### [EXERCISE REQUIREMENTS]
Starting at the first line of the listing below, repeat each line exactly until the line containing "nan = np.nan", which you include. Leave out pictures.

□ □ □

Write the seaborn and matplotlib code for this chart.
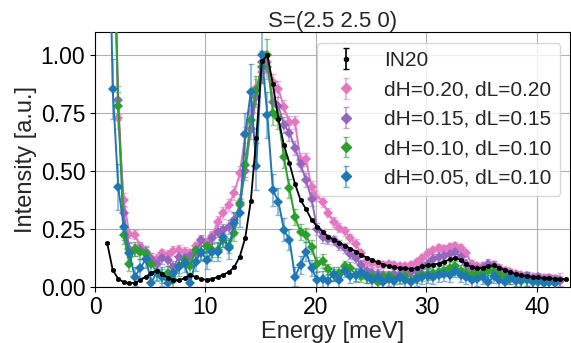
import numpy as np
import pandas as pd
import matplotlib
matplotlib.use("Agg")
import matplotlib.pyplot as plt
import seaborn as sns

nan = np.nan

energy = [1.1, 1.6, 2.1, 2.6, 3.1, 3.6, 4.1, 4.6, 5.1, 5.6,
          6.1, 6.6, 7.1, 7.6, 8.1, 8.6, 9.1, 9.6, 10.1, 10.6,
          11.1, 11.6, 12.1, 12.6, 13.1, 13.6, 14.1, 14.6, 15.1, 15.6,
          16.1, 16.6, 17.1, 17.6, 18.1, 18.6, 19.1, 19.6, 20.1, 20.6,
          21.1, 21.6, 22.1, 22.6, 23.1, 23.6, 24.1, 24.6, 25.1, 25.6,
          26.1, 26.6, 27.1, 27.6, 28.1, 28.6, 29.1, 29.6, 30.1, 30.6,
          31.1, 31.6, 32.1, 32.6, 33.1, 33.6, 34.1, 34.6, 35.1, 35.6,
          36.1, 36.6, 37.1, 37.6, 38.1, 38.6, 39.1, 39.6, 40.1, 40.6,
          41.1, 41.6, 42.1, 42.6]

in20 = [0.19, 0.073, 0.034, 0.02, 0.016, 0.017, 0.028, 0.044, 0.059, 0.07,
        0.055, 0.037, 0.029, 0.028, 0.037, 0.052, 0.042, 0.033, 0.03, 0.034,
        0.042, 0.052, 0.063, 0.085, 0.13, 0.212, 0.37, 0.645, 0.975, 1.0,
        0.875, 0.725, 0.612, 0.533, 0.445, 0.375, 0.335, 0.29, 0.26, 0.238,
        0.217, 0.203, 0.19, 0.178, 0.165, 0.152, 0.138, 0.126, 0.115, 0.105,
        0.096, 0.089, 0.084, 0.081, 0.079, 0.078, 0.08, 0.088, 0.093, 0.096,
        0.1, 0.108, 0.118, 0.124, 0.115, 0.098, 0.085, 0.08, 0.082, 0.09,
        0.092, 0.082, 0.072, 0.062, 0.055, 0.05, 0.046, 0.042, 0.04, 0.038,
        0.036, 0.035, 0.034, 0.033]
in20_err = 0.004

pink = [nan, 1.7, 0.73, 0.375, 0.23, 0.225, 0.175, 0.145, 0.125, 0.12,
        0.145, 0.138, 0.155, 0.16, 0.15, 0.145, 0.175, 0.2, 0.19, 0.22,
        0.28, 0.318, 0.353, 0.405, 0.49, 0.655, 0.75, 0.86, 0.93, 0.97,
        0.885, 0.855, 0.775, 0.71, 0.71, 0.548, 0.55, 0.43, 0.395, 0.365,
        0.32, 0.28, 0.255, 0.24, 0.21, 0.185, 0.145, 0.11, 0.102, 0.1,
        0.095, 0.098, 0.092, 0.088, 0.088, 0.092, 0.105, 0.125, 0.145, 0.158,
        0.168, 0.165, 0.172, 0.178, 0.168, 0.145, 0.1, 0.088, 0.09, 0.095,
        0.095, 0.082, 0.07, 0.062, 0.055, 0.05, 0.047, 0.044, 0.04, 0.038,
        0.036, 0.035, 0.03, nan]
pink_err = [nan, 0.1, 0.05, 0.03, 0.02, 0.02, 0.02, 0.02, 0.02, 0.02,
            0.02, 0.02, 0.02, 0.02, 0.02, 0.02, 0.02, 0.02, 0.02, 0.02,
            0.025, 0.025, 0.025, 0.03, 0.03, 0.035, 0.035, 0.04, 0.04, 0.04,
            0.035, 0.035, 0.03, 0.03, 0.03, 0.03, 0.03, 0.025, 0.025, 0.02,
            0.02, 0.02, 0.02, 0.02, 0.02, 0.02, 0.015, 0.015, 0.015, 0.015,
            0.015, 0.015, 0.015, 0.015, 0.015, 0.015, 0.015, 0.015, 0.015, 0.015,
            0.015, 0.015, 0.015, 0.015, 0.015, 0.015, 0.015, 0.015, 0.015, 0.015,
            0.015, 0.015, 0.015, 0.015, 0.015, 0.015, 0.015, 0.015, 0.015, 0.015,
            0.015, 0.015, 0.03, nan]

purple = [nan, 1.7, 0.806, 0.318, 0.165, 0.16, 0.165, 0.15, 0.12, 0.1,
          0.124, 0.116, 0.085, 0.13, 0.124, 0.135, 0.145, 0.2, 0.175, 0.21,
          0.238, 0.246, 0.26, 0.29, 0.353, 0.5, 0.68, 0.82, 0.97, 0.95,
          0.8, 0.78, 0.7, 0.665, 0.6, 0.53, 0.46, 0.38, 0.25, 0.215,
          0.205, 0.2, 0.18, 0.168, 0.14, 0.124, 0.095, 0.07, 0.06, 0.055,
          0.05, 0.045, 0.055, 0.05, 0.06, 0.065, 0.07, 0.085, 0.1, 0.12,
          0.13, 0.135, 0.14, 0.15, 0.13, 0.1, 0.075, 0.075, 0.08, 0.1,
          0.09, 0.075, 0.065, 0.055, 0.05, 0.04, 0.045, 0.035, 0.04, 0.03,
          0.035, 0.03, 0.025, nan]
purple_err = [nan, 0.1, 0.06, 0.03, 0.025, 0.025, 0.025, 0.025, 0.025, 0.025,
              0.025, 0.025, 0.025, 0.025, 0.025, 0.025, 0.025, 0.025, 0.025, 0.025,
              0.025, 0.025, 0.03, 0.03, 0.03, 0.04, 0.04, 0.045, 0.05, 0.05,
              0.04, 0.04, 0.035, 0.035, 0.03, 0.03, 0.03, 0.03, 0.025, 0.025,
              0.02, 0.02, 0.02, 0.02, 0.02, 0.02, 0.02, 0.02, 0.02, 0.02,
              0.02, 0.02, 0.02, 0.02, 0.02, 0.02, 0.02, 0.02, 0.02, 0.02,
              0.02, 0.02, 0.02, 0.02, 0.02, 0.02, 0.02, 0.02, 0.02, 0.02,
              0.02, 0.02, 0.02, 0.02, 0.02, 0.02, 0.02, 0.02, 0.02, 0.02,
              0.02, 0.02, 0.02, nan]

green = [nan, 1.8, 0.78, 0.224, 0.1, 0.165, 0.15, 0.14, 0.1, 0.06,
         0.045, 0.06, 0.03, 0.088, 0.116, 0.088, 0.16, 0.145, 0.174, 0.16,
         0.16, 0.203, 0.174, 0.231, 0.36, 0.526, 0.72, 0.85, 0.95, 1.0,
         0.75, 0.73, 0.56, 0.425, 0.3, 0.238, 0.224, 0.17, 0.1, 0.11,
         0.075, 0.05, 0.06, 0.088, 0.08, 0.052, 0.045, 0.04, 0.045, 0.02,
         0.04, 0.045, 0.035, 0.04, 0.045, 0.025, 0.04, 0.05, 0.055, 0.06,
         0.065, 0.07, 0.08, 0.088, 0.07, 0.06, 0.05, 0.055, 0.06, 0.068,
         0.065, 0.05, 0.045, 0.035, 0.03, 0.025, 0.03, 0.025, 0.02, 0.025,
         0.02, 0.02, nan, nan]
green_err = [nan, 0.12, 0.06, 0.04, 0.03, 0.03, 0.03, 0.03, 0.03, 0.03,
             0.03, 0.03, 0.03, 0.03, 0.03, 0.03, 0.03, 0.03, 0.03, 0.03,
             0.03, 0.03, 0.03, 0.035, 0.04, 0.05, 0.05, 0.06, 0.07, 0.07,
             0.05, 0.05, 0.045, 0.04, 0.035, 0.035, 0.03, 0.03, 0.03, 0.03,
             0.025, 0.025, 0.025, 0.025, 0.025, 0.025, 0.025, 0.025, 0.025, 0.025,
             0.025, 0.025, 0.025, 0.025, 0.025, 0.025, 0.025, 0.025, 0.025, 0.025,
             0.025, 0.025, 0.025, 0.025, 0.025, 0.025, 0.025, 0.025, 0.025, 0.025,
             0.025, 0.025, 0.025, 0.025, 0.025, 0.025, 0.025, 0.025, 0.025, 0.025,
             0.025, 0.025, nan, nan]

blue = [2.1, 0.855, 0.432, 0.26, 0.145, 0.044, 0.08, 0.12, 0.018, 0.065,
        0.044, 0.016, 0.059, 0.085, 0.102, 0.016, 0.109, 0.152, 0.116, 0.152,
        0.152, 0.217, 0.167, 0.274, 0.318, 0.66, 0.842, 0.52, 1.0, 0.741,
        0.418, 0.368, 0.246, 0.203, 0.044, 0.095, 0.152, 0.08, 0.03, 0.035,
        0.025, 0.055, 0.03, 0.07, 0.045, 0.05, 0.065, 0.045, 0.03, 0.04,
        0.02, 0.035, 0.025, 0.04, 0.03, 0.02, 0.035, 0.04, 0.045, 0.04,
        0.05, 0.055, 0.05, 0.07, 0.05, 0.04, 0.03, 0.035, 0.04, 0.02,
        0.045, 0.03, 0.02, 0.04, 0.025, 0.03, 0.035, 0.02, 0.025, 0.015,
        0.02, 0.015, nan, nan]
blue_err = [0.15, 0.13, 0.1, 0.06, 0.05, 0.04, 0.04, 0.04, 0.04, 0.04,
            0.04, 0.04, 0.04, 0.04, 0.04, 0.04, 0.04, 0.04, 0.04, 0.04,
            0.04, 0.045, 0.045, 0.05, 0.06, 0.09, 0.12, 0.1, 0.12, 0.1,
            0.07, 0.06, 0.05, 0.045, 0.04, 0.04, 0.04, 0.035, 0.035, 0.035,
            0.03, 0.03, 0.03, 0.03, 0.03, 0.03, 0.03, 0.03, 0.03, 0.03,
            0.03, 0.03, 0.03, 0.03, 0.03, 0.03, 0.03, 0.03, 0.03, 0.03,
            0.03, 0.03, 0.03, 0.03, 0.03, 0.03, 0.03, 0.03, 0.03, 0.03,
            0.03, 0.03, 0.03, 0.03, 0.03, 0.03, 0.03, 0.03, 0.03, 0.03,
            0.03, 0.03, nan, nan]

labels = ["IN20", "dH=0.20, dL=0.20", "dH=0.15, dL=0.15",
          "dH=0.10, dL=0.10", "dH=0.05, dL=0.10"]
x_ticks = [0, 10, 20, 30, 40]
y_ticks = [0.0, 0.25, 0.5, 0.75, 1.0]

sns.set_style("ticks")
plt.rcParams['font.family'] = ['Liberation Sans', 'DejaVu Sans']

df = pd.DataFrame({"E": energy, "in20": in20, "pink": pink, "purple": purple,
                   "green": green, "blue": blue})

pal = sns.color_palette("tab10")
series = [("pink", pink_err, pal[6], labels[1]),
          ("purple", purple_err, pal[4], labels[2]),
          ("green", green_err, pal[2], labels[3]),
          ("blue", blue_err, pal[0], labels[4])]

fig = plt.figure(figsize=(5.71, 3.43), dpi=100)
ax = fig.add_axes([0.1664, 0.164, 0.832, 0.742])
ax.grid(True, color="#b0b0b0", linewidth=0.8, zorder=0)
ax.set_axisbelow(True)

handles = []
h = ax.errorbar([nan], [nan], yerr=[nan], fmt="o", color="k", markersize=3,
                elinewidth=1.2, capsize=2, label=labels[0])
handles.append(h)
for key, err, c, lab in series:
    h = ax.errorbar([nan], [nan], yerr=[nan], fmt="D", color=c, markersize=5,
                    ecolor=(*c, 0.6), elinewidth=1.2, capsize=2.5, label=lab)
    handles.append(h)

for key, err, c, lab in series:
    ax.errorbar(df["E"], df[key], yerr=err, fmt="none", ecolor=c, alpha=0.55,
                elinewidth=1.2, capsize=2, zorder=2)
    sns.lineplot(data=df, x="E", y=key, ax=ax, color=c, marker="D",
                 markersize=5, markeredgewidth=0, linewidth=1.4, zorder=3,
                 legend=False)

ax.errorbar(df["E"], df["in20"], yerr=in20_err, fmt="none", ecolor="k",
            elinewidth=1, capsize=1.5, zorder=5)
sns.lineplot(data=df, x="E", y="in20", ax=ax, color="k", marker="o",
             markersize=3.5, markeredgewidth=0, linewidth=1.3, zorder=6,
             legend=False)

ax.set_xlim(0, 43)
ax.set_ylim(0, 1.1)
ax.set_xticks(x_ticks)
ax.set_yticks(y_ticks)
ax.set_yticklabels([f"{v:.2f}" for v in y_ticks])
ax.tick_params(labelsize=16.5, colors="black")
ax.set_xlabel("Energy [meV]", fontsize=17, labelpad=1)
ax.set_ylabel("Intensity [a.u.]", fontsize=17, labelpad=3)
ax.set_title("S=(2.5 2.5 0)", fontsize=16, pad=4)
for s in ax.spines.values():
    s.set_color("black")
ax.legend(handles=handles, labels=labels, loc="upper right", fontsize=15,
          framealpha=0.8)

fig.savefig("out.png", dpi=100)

□ □ □

### [THE RESPONSE]
Write the seaborn and matplotlib code for this chart.
import numpy as np
import pandas as pd
import matplotlib
matplotlib.use("Agg")
import matplotlib.pyplot as plt
import seaborn as sns

nan = np.nan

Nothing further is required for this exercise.